International investors including BlackRock Inc. and the Ontario Teachers Pension Plan have voiced their concerns about moves to allow dual-class share listings in Singapore, saying they risk damaging the city’s stock market and harming the region.
Dual-class shares will almost certainly prove to be counterproductive for Singapore and “likely trigger a race to the bottom regionally,” the Asian Corporate Governance Association, an industry group whose members also include listed companies, as well as insurance and accounting firms, said in a response to Singapore Exchange Ltd.’s consultation on the plan.
The fight for global capital has pushed exchanges to seek new ways to attract initial share sales. Hong Kong Exchanges & Clearing Ltd. in January said it would look again at dual-class shares more than a year after its regulator turned down the idea. Such shares comprise a class of stock, often distributed to founding shareholders, that carries more voting rights than the ordinary shares sold to the public. Companies including Snap Inc. have drawn criticism for using the structure because of corporate governance concerns.
“Should SGX proceed with dual-class shares, we believe that any benefits will likely prove short-lived and largely enjoyed by a small group of issuers and intermediaries,” the group, two-thirds of whose members are institutional investors that manage more than $25 trillion, said in a letter dated April 11.
The association said it was skeptical that the exchange’s proposed safeguards would be sufficient to offset risks related to having weighted voting rights. The system could mean stocks in Singapore are discounted relative to international peers, it said.
“We are consulting the market on dual-class structures because of the plurality of views,” said Chew Sutat, head of equities and fixed income at SGX. “In an evolving marketplace, a unique balanced approach in Singapore with appropriate safeguards and transparency can widen investor choice, and enable fast-growing companies to tap growth capital without limiting investors to only investing in dual-class share structures.”
Snap’s initial public offering in March was the first to offer only non-voting shares in the U.S., concentrating the majority of the power with its founders.
Last month the Investment Association, which represents the largest U.K. money managers, urged FTSE Russell, MSCI Global and S&P Dow Jones Indices to avoid including Snap in their indexes. The group, whose members oversee 5.7 trillion pounds ($7.2 trillion) on behalf of clients, said it wants indexes to only include companies that allocate “control of a company in direct proportion to total economic interest and the level of exposure to investment risk.”

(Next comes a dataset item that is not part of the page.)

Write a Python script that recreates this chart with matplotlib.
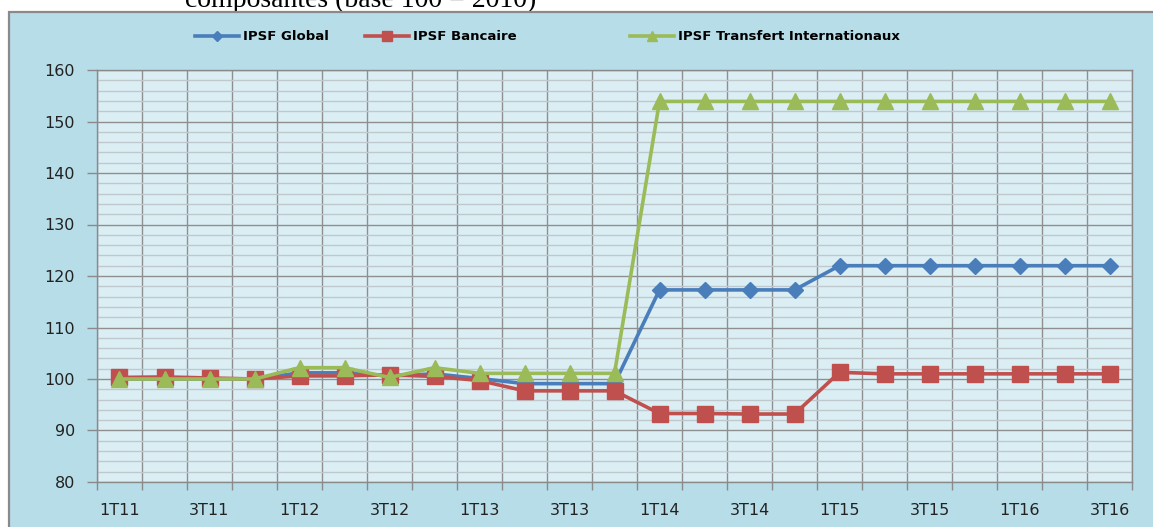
import matplotlib.pyplot as plt
from matplotlib.patches import Rectangle
from matplotlib.ticker import MultipleLocator, FixedLocator

# quarters 1T11 .. 3T16
quarters = ['1T11', '2T11', '3T11', '4T11',
            '1T12', '2T12', '3T12', '4T12',
            '1T13', '2T13', '3T13', '4T13',
            '1T14', '2T14', '3T14', '4T14',
            '1T15', '2T15', '3T15', '4T15',
            '1T16', '2T16', '3T16']

ipsf_global = [100.0, 100.0, 100.0, 100.0, 101.2, 101.2, 100.6, 101.0,
               100.1, 99.1, 99.1, 99.1, 117.3, 117.3, 117.3, 117.3,
               122.0, 122.0, 122.0, 122.0, 122.0, 122.0, 122.0]
ipsf_bancaire = [100.3, 100.4, 100.2, 100.0, 100.6, 100.6, 100.8, 100.5,
                 99.7, 97.7, 97.7, 97.7, 93.3, 93.3, 93.2, 93.2,
                 101.3, 101.0, 101.0, 101.0, 101.0, 101.0, 101.0]
ipsf_transfert = [100.0, 100.0, 100.0, 100.0, 102.2, 102.2, 100.3, 102.2,
                  101.1, 101.1, 101.1, 101.1, 153.9, 153.9, 153.9, 153.9,
                  153.9, 153.9, 153.9, 153.9, 153.9, 153.9, 153.9]

W, H = 1153, 527
fig = plt.figure(figsize=(W / 100, H / 100), dpi=100, facecolor='white')

# cut-off title at the top (partly hidden behind the chart box, as in the source)
fig.text(185 / W, 1 - 7 / H, 'composantes (base 100 = 2010)',
         family='Liberation Serif', fontsize=20, va='baseline', ha='left',
         zorder=-20)

# chart area (Excel style box)
fig.patches.append(Rectangle((9 / W, -0.05), 1.1, 1 - 12 / H + 0.05,
                             transform=fig.transFigure, facecolor='#b7dde8',
                             edgecolor='#8a8a8a', linewidth=1.6, zorder=-10))

ax = fig.add_axes([97 / W, 1 - 482 / H, (1132 - 97) / W, (482 - 70) / H])
ax.set_facecolor('#dbeef4')

x = list(range(len(quarters)))
l1, = ax.plot(x, ipsf_global, color='#4a7ebb', lw=2.6, marker='D', ms=8.5,
              label='IPSF Global', zorder=3)
l2, = ax.plot(x, ipsf_bancaire, color='#c0504d', lw=2.6, marker='s', ms=12,
              label='IPSF Bancaire', zorder=4)
l3, = ax.plot(x, ipsf_transfert, color='#9bbb59', lw=2.6, marker='^', ms=12,
              label='IPSF Transfert Internationaux', zorder=5)

ax.set_xlim(-0.5, len(quarters) - 0.5)
ax.set_ylim(80, 160)

# x: ticks/grid at category boundaries, labels every other quarter
ax.xaxis.set_major_locator(FixedLocator([i - 0.5 for i in range(len(quarters) + 1)]))
ax.set_xticklabels([])
ax.xaxis.set_minor_locator(FixedLocator(x[::2]))
ax.set_xticklabels(quarters[::2], minor=True)
ax.tick_params(axis='x', which='major', length=6, width=1, color='#8a8a8a')
ax.tick_params(axis='x', which='minor', length=0, pad=15, labelsize=11.5,
               labelcolor='#222222')

ax.yaxis.set_major_locator(MultipleLocator(10))
ax.yaxis.set_minor_locator(MultipleLocator(2))
ax.tick_params(axis='y', which='major', length=7, width=1, color='#8a8a8a',
               pad=9, labelsize=11.5, labelcolor='#222222')
ax.tick_params(axis='y', which='minor', length=0)

ax.grid(True, which='major', axis='both', color='#8f8f8f', lw=1.0, zorder=1)
ax.grid(True, which='minor', axis='y', color='#bfc9cd', lw=1.0, zorder=1)
ax.set_axisbelow(True)

for s in ax.spines.values():
    s.set_color('#8a8a8a')
    s.set_linewidth(1.0)

# legend entries placed one by one, like the Excel legend
for line, left in [(l1, 195), (l2, 365), (l3, 630)]:
    fig.legend(handles=[line], loc='center left',
               bbox_to_anchor=(left / W, 1 - 37 / H), frameon=False,
               borderpad=0, borderaxespad=0, handlelength=3.3,
               handletextpad=0.35, markerscale=0.6,
               prop={'family': 'DejaVu Sans', 'weight': 'bold', 'size': 9.5})

fig.savefig('out.png', dpi=100, facecolor='white')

Singapore Prime Minister Lee Hsien Loong in February gave his approval to dual-class shares and other measures proposed by a panel to drive economic growth. The plan was given the green light by the exchange’s independent listing advisory committee, which said safeguards needed to be in place, and that the traditional one-share-one-vote structure would be the default for new listings.
“Snap’s decision to list only non-voting shares could render a dual-class share-with-safeguards policy significantly less attractive,” to some companies, the Asian Corporate Governance Association said in its letter. “In a period where stock exchanges and intermediaries are chasing IPOs, relying on short-term adjustments to market structure are less likely to generate sustained market gains.”